Will Strip For Food, Money, and Image Recognition
When did the web go all hallucinogenic? Every form that you have to fill in features a box with squiggly random letters, in all the colours of the rainbow, with some sort of trippy 3D fractal landscape in the background. It’s not there because web designers are fanatical about prog-rock album covers, although that may be true. It’s there to check you are human and it’s called a CAPTCHA, which stands for Completely Automated Public Turing test to tell Computers and Humans Apart. Yes, I know that’s a glaring cheat. They must have thought nobody would notice.
The inspiration for CAPTCHAs came from Alan Turing, a British mathematician who designed one of the world’s first computers and whose code-cracking genius helped bring the Second World War to an end. Now his name comes up in a technology that exasperates us with barely decipherable characters to make us prove we are homo sapiens. Disgraceful.

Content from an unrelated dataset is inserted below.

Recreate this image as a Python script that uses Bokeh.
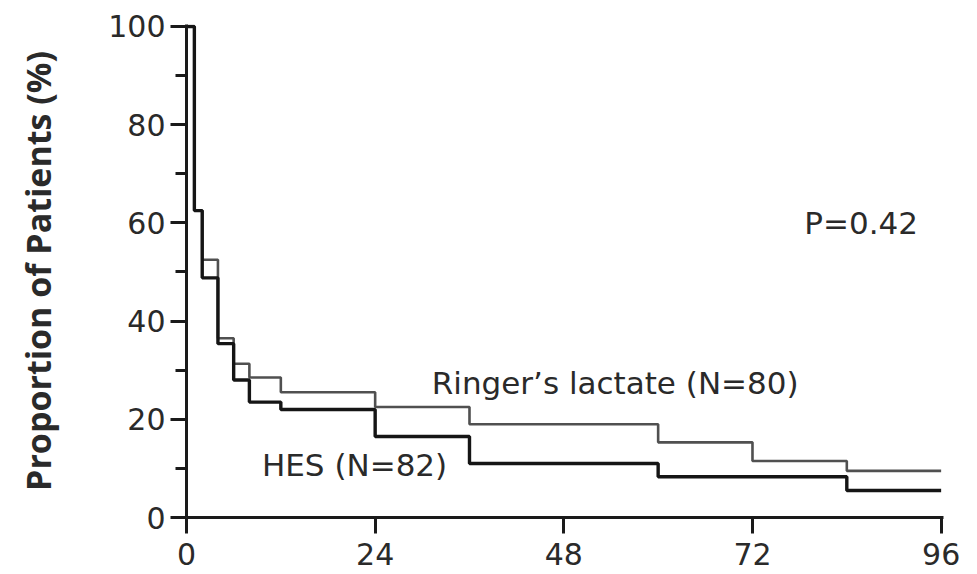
from bokeh.plotting import figure
from bokeh.models import FixedTicker, Label, Range1d
from bokeh.embed import file_html
from bokeh.resources import INLINE

# Kaplan-Meier style step data (hours, % of patients)
hes_t = [0, 1, 2, 4, 6, 8, 12, 24, 36, 60, 84]
hes_v = [100, 62.5, 48.8, 35.4, 28.0, 23.5, 22.0, 16.5, 11.0, 8.3, 5.5]
rl_t = [0, 1, 2, 4, 6, 8, 12, 24, 36, 60, 72, 84]
rl_v = [100, 62.5, 52.5, 36.5, 31.3, 28.5, 25.5, 22.5, 19.0, 15.3, 11.5, 9.5]
t_end = 96

x_ticks = [0, 24, 48, 72, 96]
y_ticks = [0, 20, 40, 60, 80, 100]
y_minor = [10, 30, 50, 70, 90]

FONT = "DejaVu Sans"
LFONT = "Open Sans"
TXT = "#2a2a2a"

p = figure(width=977, height=574, output_backend="svg", toolbar_location=None,
           x_range=Range1d(0, 96.3), y_range=Range1d(0, 100.4),
           min_border_left=186, min_border_right=34, min_border_top=24, min_border_bottom=57)
p.outline_line_color = None
p.grid.grid_line_color = None
p.background_fill_color = "white"
p.border_fill_color = "white"

p.step(rl_t + [t_end], rl_v + [rl_v[-1]], mode="after", line_color="#505050", line_width=2.6)
p.step(hes_t + [t_end], hes_v + [hes_v[-1]], mode="after", line_color="#151515", line_width=3.4)

xa = p.xaxis[0]
xa.ticker = FixedTicker(ticks=x_ticks)
xa.axis_line_width = 3
xa.axis_line_color = "#1a1a1a"
xa.major_tick_line_width = 3
xa.major_tick_line_color = "#1a1a1a"
xa.major_tick_out = 16
xa.major_tick_in = 0
xa.minor_tick_out = 0
xa.major_label_text_font = FONT
xa.major_label_text_font_size = "30px"
xa.major_label_text_color = TXT
xa.major_label_standoff = 9

ya = p.yaxis[0]
ya.ticker = FixedTicker(ticks=y_ticks, minor_ticks=y_minor)
ya.axis_line_width = 3
ya.axis_line_color = "#1a1a1a"
ya.major_tick_line_width = 3
ya.major_tick_line_color = "#1a1a1a"
ya.minor_tick_line_width = 3
ya.minor_tick_line_color = "#1a1a1a"
ya.major_tick_out = 16
ya.major_tick_in = 0
ya.minor_tick_out = 11
ya.minor_tick_in = 0
ya.major_label_text_font = FONT
ya.major_label_text_font_size = "30px"
ya.major_label_text_color = TXT
ya.major_label_standoff = 5
ya.axis_label = "Proportion of Patients (%)"
ya.axis_label_text_font = LFONT
ya.axis_label_text_font_style = "bold"
ya.axis_label_text_font_size = "34px"
ya.axis_label_text_color = TXT
ya.axis_label_standoff = 44

for txt, x, y in [("Ringer\u2019s lactate (N=80)", 31.2, 27.4),
                  ("HES (N=82)", 9.6, 10.6),
                  ("P=0.42", 78.6, 60.0)]:
    p.add_layout(Label(x=x, y=y, text=txt, text_font=FONT, text_font_size="31px",
                       text_color=TXT, text_baseline="middle", text_align="left"))

open("out.html", "w").write(file_html(p, INLINE))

If we have to prove we are human to comment on a blog or get a Hotmail account, it follows that there are non-humans trying to do the same thing. Who are these anti-people? Does their existence prove that we are being visited from other worlds, or that there truly is an abominable snowman? Well, sadly not. They are just computers, known as bots, programmed by plain old humans to send us spam and litter the web with unwelcome advertising. Set up a forum or blog today and the spam-bots will find you long before any real people come along.
This evokes a bizarre scenario where, if all the humans stopped visiting the web, the computers could continue chatting amongst themselves for decades to come. If they could evolve to advertise stuff computers need like hard drives and monitors, rather than willy enlargers and Nigerian bank scams, we could have a whole new economy going on.
Anyway, that can’t happen – because computers can’t figure out CAPTCHAs. Hackers and scammers, however, aren’t known for giving up easily, and have circumvented this security idea with a great piece of lateral thinking: just use humans to decipher the fuzzy images. But who would sit at a computer all day squinting at wobbly letters? Well, either third-world workers paid a pittance or – and you can almost taste the irony here – you and me.
So how can you make people do something they hate, not just once, but over and over again? Simple. You show them a picture of an attractive lady and say she’ll take her clothes off if they solve a CAPTCHA. They do that, she takes a little something off, then you give them another CAPTCHA. And that’s exactly what a group of hackers did – they wrote a virus, detected by security firm Trend Micro in October 2007, which infected computers and enticed users, via a sequence of striptease images, to solve lots of CAPTCHAs for them – which they could then use to register email accounts and send out spam.
With clever ideas like that these hackers could go far in the world, but most employers want people with a stronger moral compass. That said, they would fit right into the banking industry. Or politics.